Set down, exactly as written, the lines from the top of the data to the line that holds "plt.rcParams['font.family'] = ['Liberation", and omit the pictures.

____

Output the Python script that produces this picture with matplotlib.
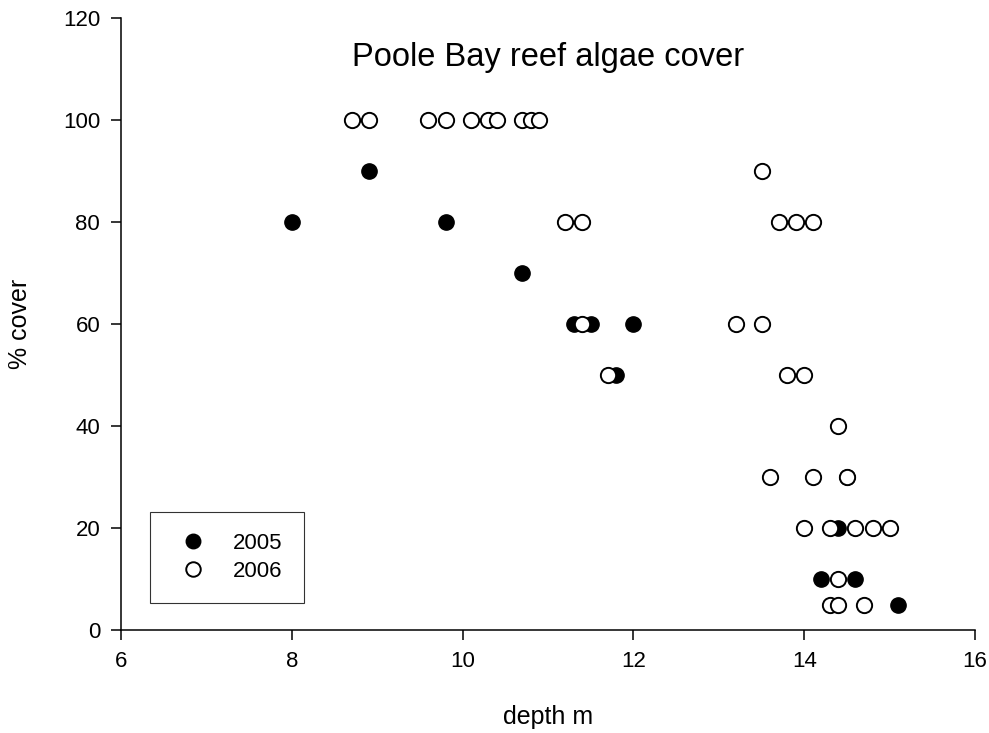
import matplotlib.pyplot as plt

plt.rcParams['font.family'] = ['Liberation Sans', 'DejaVu Sans']

# 2005 samples (filled)
depth_2005 = [8.0, 8.9, 9.8, 10.7, 11.3, 11.5, 12.0, 11.8, 14.5, 14.4, 14.2, 14.6, 15.1]
cover_2005 = [80, 90, 80, 70, 60, 60, 60, 50, 30, 20, 10, 10, 5]

# 2006 samples (open)
depth_2006 = [8.7, 8.9, 9.6, 9.8, 10.1, 10.3, 10.4, 10.7, 10.8, 10.9,
              13.5,
              11.2, 11.4, 13.7, 13.9, 14.1,
              11.4, 13.2, 13.5,
              11.7, 13.8, 14.0,
              14.4,
              13.6, 14.1, 14.5,
              14.0, 14.3, 14.6, 14.8, 15.0,
              14.4,
              14.3, 14.4, 14.7]
cover_2006 = [100] * 10 + [90] + [80] * 5 + [60] * 3 + [50] * 3 + [40] + [30] * 3 + [20] * 5 + [10] + [5] * 3

fig = plt.figure(figsize=(9.89, 7.33), dpi=100)
ax = fig.add_axes([121 / 989, 1 - 630 / 733, (975 - 121) / 989, (630 - 18) / 733])

ax.plot(depth_2005, cover_2005, 'o', color='black', markersize=11, zorder=3, label='2005')
ax.plot(depth_2006, cover_2006, 'o', markerfacecolor='white', markeredgecolor='black',
        markeredgewidth=1.4, markersize=11, zorder=4, label='2006')

ax.set_xlim(6, 16)
ax.set_ylim(0, 120)
ax.set_xticks([6, 8, 10, 12, 14, 16])
ax.set_yticks([0, 20, 40, 60, 80, 100, 120])
ax.spines['top'].set_visible(False)
ax.spines['right'].set_visible(False)
for s in ['left', 'bottom']:
    ax.spines[s].set_linewidth(1.1)
ax.tick_params(direction='out', length=7, width=1.1, labelsize=16, pad=8)
ax.set_xlabel('depth m', fontsize=18, labelpad=24)
ax.set_ylabel('% cover', fontsize=18, labelpad=22)

ax.text(0.5, 0.935, 'Poole Bay reef algae cover', transform=ax.transAxes,
        ha='center', va='center', fontsize=23.5)

leg = ax.legend(loc='lower left', bbox_to_anchor=(29 / 854, 27 / 612), frameon=True,
                fancybox=False, edgecolor='black', fontsize=16, handletextpad=0.8,
                borderpad=0.95, borderaxespad=0, markerscale=0.95, labelspacing=0.3)
leg.get_frame().set_linewidth(0.8)

fig.savefig('out.png', dpi=100)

____

= ANSWER TO THE PROBLEM =
Output the Python script that produces this picture with matplotlib.
import matplotlib.pyplot as plt

plt.rcParams['font.family'] = ['Liberation Sans', 'DejaVu Sans']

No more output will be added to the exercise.